Direktur Eksekutif Indikator Politik, Burhanuddin Muhtadi menyebut bahwa tren kepercayaan publik terhadap MK naik jika dibandingkan saat mengeluarkan putusan No. 90/PUU-XXI/2023 tentang batas usia capres-cawapres pada Oktober 2023 silam.
“[Tingkat kepercayaan publik terhadap] MK ini sempat turun Oktober lalu, pada angka 60-an%. Sekarang sudah 73%,” katanya dalam pemaparan hasil survei secara virtual, Minggu (21/4/2024).
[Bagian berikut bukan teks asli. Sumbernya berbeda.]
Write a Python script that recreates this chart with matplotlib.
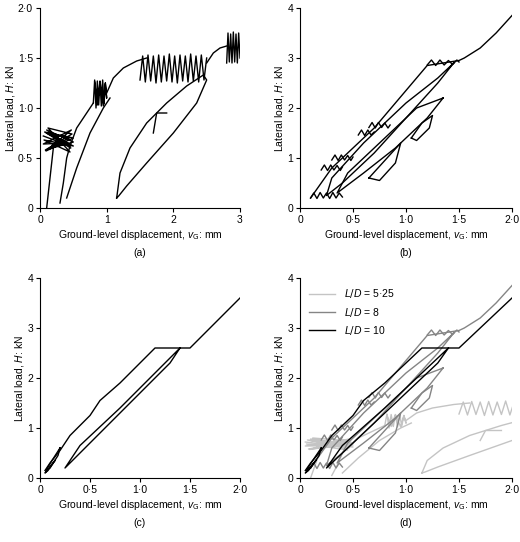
import matplotlib
matplotlib.use("Agg")
import matplotlib.pyplot as plt
from matplotlib.ticker import FuncFormatter, MultipleLocator

plt.rcParams["font.family"] = ["Liberation Sans", "DejaVu Sans"]
plt.rcParams["font.size"] = 7.5
plt.rcParams["mathtext.fontset"] = "custom"
plt.rcParams["mathtext.it"] = "Liberation Sans:italic"

# L/D = 5.25 (panel a): list of polylines (x mm, y kN)
a_lines = [
    ([0.10, 0.15, 0.20, 0.25], [0.0, 0.3, 0.6, 0.7]),
    ([0.05, 0.45, 0.10, 0.50, 0.08, 0.48, 0.12, 0.45, 0.06, 0.50, 0.10, 0.44, 0.15, 0.42,
      0.05, 0.47, 0.09, 0.50, 0.07, 0.46],
     [0.72, 0.62, 0.78, 0.66, 0.58, 0.74, 0.80, 0.56, 0.68, 0.62, 0.75, 0.70, 0.60, 0.65,
      0.64, 0.78, 0.57, 0.70, 0.76, 0.60]),
    ([0.30, 0.35, 0.40, 0.45], [0.05, 0.25, 0.50, 0.62]),
    ([0.40, 0.55, 0.75, 0.95, 1.05], [0.10, 0.40, 0.75, 1.00, 1.10]),
    ([0.45, 0.55, 0.70, 0.80], [0.62, 0.80, 0.95, 1.05]),
    ([0.80, 0.82, 0.84, 0.86, 0.88, 0.90, 0.92, 0.94, 0.96, 0.98, 1.00, 0.98, 0.95, 0.90, 0.86, 0.82],
     [1.05, 1.28, 1.00, 1.27, 1.03, 1.26, 1.02, 1.28, 1.04, 1.25, 1.10, 1.25, 1.02, 1.27, 1.03, 1.26]),
    ([1.00, 1.10, 1.25, 1.45, 1.60], [1.15, 1.30, 1.40, 1.47, 1.50]),
    ([1.50, 1.54, 1.58, 1.62, 1.66, 1.70, 1.74, 1.78, 1.82, 1.86, 1.90, 1.94, 1.98, 2.02, 2.06,
      2.10, 2.14, 2.18, 2.22, 2.26, 2.30, 2.34, 2.38, 2.42, 2.46, 2.50],
     [1.28, 1.52, 1.26, 1.53, 1.27, 1.52, 1.25, 1.53, 1.26, 1.52, 1.27, 1.54, 1.26, 1.52, 1.25,
      1.53, 1.27, 1.52, 1.26, 1.54, 1.27, 1.52, 1.26, 1.53, 1.28, 1.50]),
    ([2.50, 2.60, 2.70, 2.80], [1.45, 1.55, 1.60, 1.62]),
    ([2.80, 2.82, 2.84, 2.86, 2.88, 2.90, 2.92, 2.94, 2.96, 2.98, 3.00],
     [1.45, 1.75, 1.46, 1.74, 1.45, 1.76, 1.46, 1.74, 1.45, 1.75, 1.50]),
    ([1.15, 1.20, 1.35, 1.60, 1.90, 2.20, 2.45, 2.50, 2.35, 2.00, 1.60, 1.30, 1.18, 1.15],
     [0.10, 0.35, 0.60, 0.85, 1.05, 1.22, 1.33, 1.28, 1.05, 0.75, 0.45, 0.22, 0.12, 0.10]),
    ([1.70, 1.75, 1.90], [0.75, 0.95, 0.95]),
]

# L/D = 8 (panel b)
b_lines = [
    ([0.10, 0.20, 0.30, 0.50, 0.70, 0.90, 1.10, 1.20, 1.50, 1.55, 1.70, 1.85, 2.00],
     [0.20, 0.50, 0.80, 1.20, 1.60, 2.10, 2.60, 2.85, 2.95, 3.00, 3.20, 3.50, 3.85]),
    ([1.45, 1.30, 1.00, 0.70, 0.40, 0.25, 0.30, 0.60, 1.00, 1.30, 1.45],
     [2.90, 2.50, 1.80, 1.10, 0.50, 0.25, 0.60, 1.30, 2.10, 2.60, 2.90]),
    ([1.35, 1.20, 0.90, 0.60, 0.35, 0.45, 0.75, 1.10, 1.35],
     [2.20, 1.80, 1.20, 0.70, 0.30, 0.70, 1.30, 2.00, 2.20]),
    ([1.05, 1.15, 1.25, 1.22, 1.10, 1.05], [1.40, 1.70, 1.85, 1.60, 1.35, 1.40]),
    ([0.65, 0.80, 0.95, 0.90, 0.75, 0.65], [0.60, 0.95, 1.30, 0.90, 0.55, 0.60]),
    ([0.10, 0.13, 0.16, 0.19, 0.22, 0.25, 0.28, 0.31, 0.34, 0.37, 0.40],
     [0.20, 0.30, 0.19, 0.31, 0.20, 0.30, 0.19, 0.31, 0.20, 0.30, 0.22]),
    ([0.20, 0.23, 0.26, 0.29, 0.32, 0.35, 0.38, 0.40], [0.76, 0.86, 0.75, 0.86, 0.76, 0.85, 0.75, 0.82]),
    ([0.30, 0.33, 0.36, 0.39, 0.42, 0.45, 0.48, 0.50], [0.96, 1.06, 0.95, 1.06, 0.96, 1.05, 0.95, 1.02]),
    ([0.55, 0.58, 0.61, 0.64, 0.67, 0.70], [1.46, 1.56, 1.45, 1.56, 1.46, 1.52]),
    ([0.65, 0.68, 0.71, 0.74, 0.77, 0.80, 0.83, 0.85], [1.61, 1.71, 1.60, 1.71, 1.61, 1.70, 1.60, 1.66]),
    ([1.20, 1.24, 1.28, 1.32, 1.36, 1.40, 1.44, 1.48, 1.50],
     [2.86, 2.96, 2.85, 2.96, 2.86, 2.95, 2.87, 2.96, 2.92]),
]

# L/D = 10 (panel c)
c_lines = [
    ([0.05, 0.10, 0.20, 0.30, 0.50, 0.60, 0.80, 1.00, 1.15, 1.50, 1.60, 1.80, 2.00],
     [0.15, 0.30, 0.55, 0.85, 1.25, 1.55, 1.90, 2.30, 2.60, 2.60, 2.80, 3.20, 3.60]),
    ([1.40, 1.30, 0.90, 0.50, 0.30, 0.25, 0.40, 0.80, 1.20, 1.40],
     [2.60, 2.30, 1.50, 0.70, 0.30, 0.20, 0.65, 1.40, 2.20, 2.60]),
    ([0.20, 0.12, 0.06, 0.10, 0.18, 0.20], [0.60, 0.35, 0.15, 0.20, 0.45, 0.60]),
    ([0.15, 0.08, 0.05, 0.12, 0.15], [0.35, 0.15, 0.10, 0.28, 0.35]),
]


def fmt(step):
    def f(v, p):
        if step < 1:
            return "0" if abs(v) < 1e-9 else ("%.1f" % v).replace(".", "·")
        return "%d" % round(v)
    return FuncFormatter(f)


fig = plt.figure(figsize=(5.2, 5.42), dpi=100)
W, H = 520, 542
boxes = {"a": (40, 8, 240, 208), "b": (300, 8, 512, 208),
         "c": (40, 278, 240, 478), "d": (300, 278, 512, 478)}


def make_ax(key, xmax, xstep, ymax, ystep):
    l, t, r, b = boxes[key]
    ax = fig.add_axes([l / W, 1 - b / H, (r - l) / W, (b - t) / H])
    ax.set_xlim(0, xmax)
    ax.set_ylim(0, ymax)
    ax.xaxis.set_major_locator(MultipleLocator(xstep))
    ax.yaxis.set_major_locator(MultipleLocator(ystep))
    ax.xaxis.set_major_formatter(fmt(xstep))
    ax.yaxis.set_major_formatter(fmt(ystep))
    for s in ("top", "right"):
        ax.spines[s].set_visible(False)
    ax.tick_params(direction="out", length=3, pad=2)
    ax.set_xlabel(r"Ground-level displacement, $v_\mathrm{G}$: mm", labelpad=2)
    ax.set_ylabel(r"Lateral load, $H$: kN", labelpad=1)
    ax.text(0.5, -0.2, "(%s)" % key, transform=ax.transAxes, ha="center", va="top")
    return ax


def draw(ax, lines, color, lw=1.0, label=None):
    for i, (x, y) in enumerate(lines):
        ax.plot(x, y, color=color, lw=lw, label=label if i == 0 else None)


ax = make_ax("a", 3, 1, 2, 0.5)
draw(ax, a_lines, "black")
ax = make_ax("b", 2, 0.5, 4, 1)
draw(ax, b_lines, "black")
ax = make_ax("c", 2, 0.5, 4, 1)
draw(ax, c_lines, "black")
ax = make_ax("d", 2, 0.5, 4, 1)
draw(ax, a_lines, "#c4c4c4", label=r"$L/D$ = 5·25")
draw(ax, b_lines, "#858585", label=r"$L/D$ = 8")
draw(ax, c_lines, "black", label=r"$L/D$ = 10")
ax.legend(loc="upper left", frameon=False, handlelength=2.5, fontsize=7.5)

fig.savefig("out.png", dpi=100)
Burhanuddin menjelaskan, kenaikan persentase ini didorong oleh sejumlah putusan MK yang dinilai positif di mata publik dalam beberapa waktu terakhir. Di antaranya adalah putusan MK yang melarang jaksa agung berasal dari partai politik, peninjauan ulang ambang batas parlemen (parliamentary threshold) sebesar 4%, hingga penataan jadwal pemilihan kepala daerah (Pilkada) 2024.
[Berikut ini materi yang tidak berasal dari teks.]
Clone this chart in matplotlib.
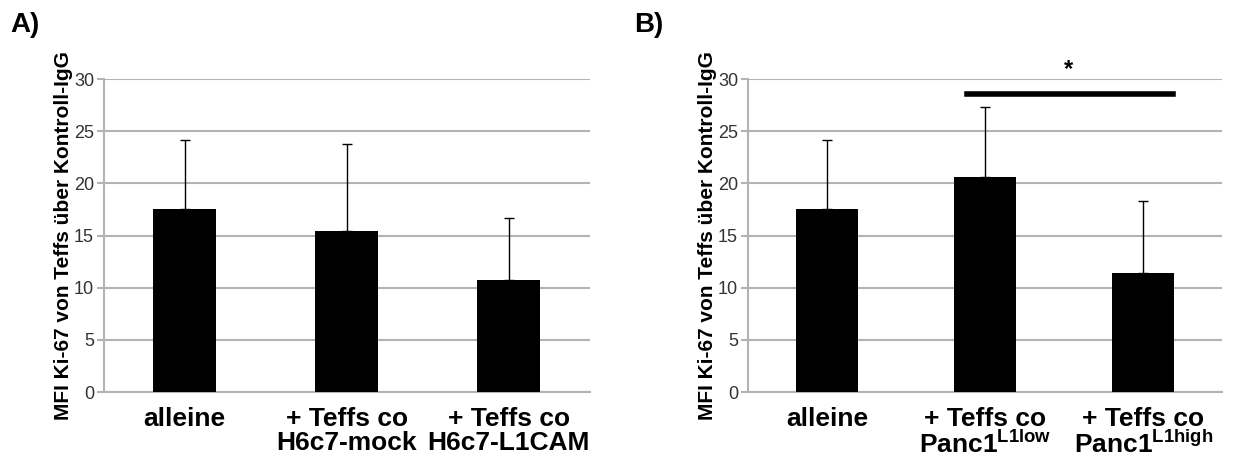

“Kemudian juga transparansi MK terkait sidang PHPU ini juga saya kira membantu MK memulihkan kepercayaan terhadapnya, terutama pasca-babak belur setelah mengeluarkan putusan nomor 90 yang dipersoalkan banyak orang,” sambungnya.
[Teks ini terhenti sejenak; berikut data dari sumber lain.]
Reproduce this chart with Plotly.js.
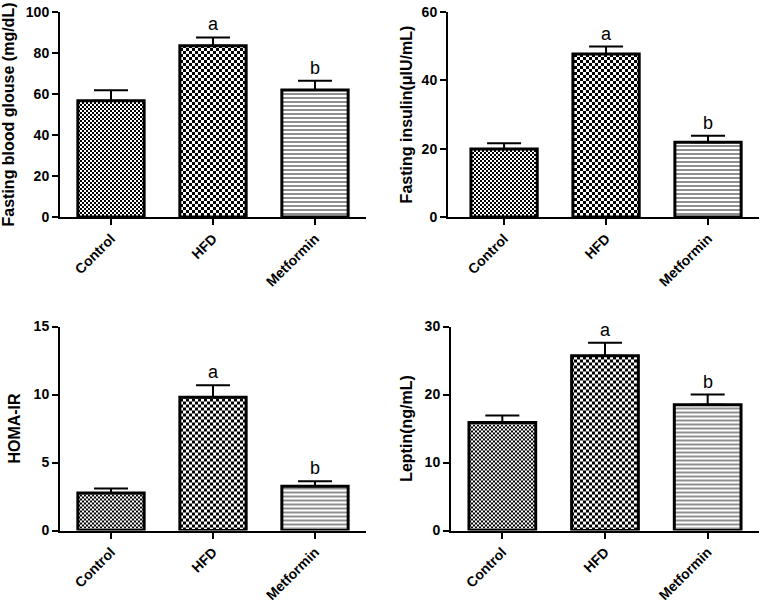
<!DOCTYPE html>
<html>
<head>
<meta charset="utf-8">
<script src="https://cdn.plot.ly/plotly-3.0.1.min.js"></script>
<style>
  html, body { margin: 0; padding: 0; background: #fff; }
  #chart { width: 761px; height: 605px; }
</style>
</head>
<body>
<div id="chart"></div>
<script>
// ---- data ----
const categories = ['Control', 'HFD', 'Metformin'];
const glucoseMean = [56.7, 83.5, 61.9];
const glucoseSEM  = [5.1, 4.1, 4.6];
const insulinMean = [19.9, 47.7, 21.9];
const insulinSEM  = [1.7, 2.2, 1.9];
const homaMean    = [2.75, 9.8, 3.25];
const homaSEM     = [0.33, 0.88, 0.37];
const leptinMean  = [15.9, 25.7, 18.5];
const leptinSEM   = [1.0, 1.9, 1.5];
const letters     = ['', 'a', 'b'];
const yTitles = ['Fasting blood glouse (mg/dL)', 'Fasting insulin(μIU/mL)', 'HOMA-IR', 'Leptin(ng/mL)'];
const yMax   = [100, 60, 15, 30];
const yStep  = [20, 20, 5, 10];

// ---- styles ----
const FONT = 'Liberation Sans, Arial, sans-serif';
const panels = [
  {mean: glucoseMean, sem: glucoseSEM, xd: [60, 366], yd: [12, 217], xr: [-0.5, 2.5], standoff: 9},
  {mean: insulinMean, sem: insulinSEM, xd: [448, 759], yd: [12, 217], xr: [-0.55, 2.5], standoff: 5},
  {mean: homaMean,    sem: homaSEM,    xd: [60, 366], yd: [326.5, 530.5], xr: [-0.5, 2.5], standoff: 9},
  {mean: leptinMean,  sem: leptinSEM,  xd: [451, 759], yd: [326.5, 530.5], xr: [-0.5, 2.5], standoff: 8}
];
const W = 761, H = 605;
const checkerCells = [2, 3, null];

const data = [];
const annotations = [];
const layout = {
  width: W, height: H,
  margin: {l: 0, r: 0, t: 0, b: 0},
  paper_bgcolor: '#fff', plot_bgcolor: '#fff',
  showlegend: false,
  font: {family: FONT, color: '#000'},
  annotations: annotations
};

panels.forEach(function (p, k) {
  const sfx = k === 0 ? '' : String(k + 1);
  const xa = 'x' + sfx, ya = 'y' + sfx;
  data.push({
    type: 'bar',
    x: categories,
    y: p.mean,
    xaxis: xa, yaxis: ya,
    width: 0.65,
    marker: {
      color: '#fff',
      line: {color: '#000', width: 3},
      pattern: {
        shape: ['x', 'x', '-'],
        size: [4, 6, 4],
        solidity: [0.5, 0.5, 0.3],
        fgcolor: ['#000', '#000', '#444'],
        bgcolor: '#fff',
        fillmode: 'replace'
      }
    },
    error_y: {
      type: 'data', symmetric: false,
      array: p.sem, arrayminus: p.sem.map(function () { return 0; }),
      color: '#000', thickness: 2, width: 17
    },
    hoverinfo: 'none'
  });
  layout['xaxis' + sfx] = {
    domain: [p.xd[0] / W, p.xd[1] / W],
    anchor: ya,
    range: p.xr,
    showline: true, linecolor: '#000', linewidth: 2,
    ticks: 'outside', ticklen: 6, tickwidth: 2, tickcolor: '#000',
    tickangle: -45,
    tickfont: {family: FONT, size: 14, color: '#000', weight: 'bold'},
    showgrid: false, zeroline: false, fixedrange: true
  };
  layout['yaxis' + sfx] = {
    domain: [1 - p.yd[1] / H, 1 - p.yd[0] / H],
    anchor: xa,
    range: [0, yMax[k]],
    dtick: yStep[k], tick0: 0,
    showline: true, linecolor: '#000', linewidth: 2,
    ticks: 'outside', ticklen: 6, tickwidth: 2, tickcolor: '#000',
    tickfont: {family: FONT, size: 14, color: '#000', weight: 'bold'},
    title: {text: yTitles[k], standoff: p.standoff, font: {family: FONT, size: 16, color: '#000', weight: 'bold'}},
    showgrid: false, zeroline: false, fixedrange: true
  };
  letters.forEach(function (t, i) {
    if (!t) return;
    annotations.push({
      xref: xa, yref: ya,
      x: categories[i], y: p.mean[i] + p.sem[i],
      text: t, showarrow: false,
      xanchor: 'center', yanchor: 'bottom', yshift: 1,
      font: {family: FONT, size: 18, color: '#000'}
    });
  });
});

function makeChecker(pat, cell) {
  const ns = 'http://www.w3.org/2000/svg';
  while (pat.firstChild) pat.removeChild(pat.firstChild);
  const t = 2 * cell;
  pat.setAttribute('width', t);
  pat.setAttribute('height', t);
  pat.setAttribute('patternUnits', 'userSpaceOnUse');
  pat.removeAttribute('patternTransform');
  [[0, 0, t, t, '#fff'], [0, 0, cell, cell, '#000'], [cell, cell, cell, cell, '#000']].forEach(function (r) {
    const el = document.createElementNS(ns, 'rect');
    el.setAttribute('x', r[0]); el.setAttribute('y', r[1]);
    el.setAttribute('width', r[2]); el.setAttribute('height', r[3]);
    el.setAttribute('fill', r[4]);
    el.setAttribute('shape-rendering', 'crispEdges');
    pat.appendChild(el);
  });
}

Plotly.newPlot('chart', data, layout, {staticPlot: true, displayModeBar: false}).then(function (gd) {
  try {
    gd.querySelectorAll('g.trace.bars').forEach(function (tr) {
      tr.querySelectorAll('g.point').forEach(function (pt, i) {
        const cell = checkerCells[i];
        if (!cell) return;
        const path = pt.querySelector('path');
        if (!path) return;
        const fill = path.style.fill || path.getAttribute('fill') || '';
        const m = fill.match(/#([^'")]+)/);
        if (!m) return;
        const pat = document.getElementById(m[1]);
        if (pat) makeChecker(pat, cell);
      });
    });
  } catch (e) { /* keep native pattern */ }
});
</script>
</body>
</html>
Dalam hasil sigi yang sama, dijelaskan pula bahwa mayoritas masyarakat percaya MK akan mengeluarkan putusan yang adil dalam perkara yang diajukan oleh pasangan Anies-Muhaimin dan Ganjar-Mahfud itu.
“Dari seluruh responden, 71,8% percaya bahwa MK akan mengambil keputusan yang adil [terkait sengketa hasil pilpres],” kata Burhanuddin.
Sementara itu, 21,2% lainnya menyatakan kurang atau tidak percaya bahwa MK akan menjatuhkan putusan yang adil. Sebanyak 7% responden tidak menjawab atau menyatakan tidak tahu.
Dengan demikian, dapat dikatakan bahwa putusan nanti akan menjadi pertaruhan kepercayaan publik terhadap MK.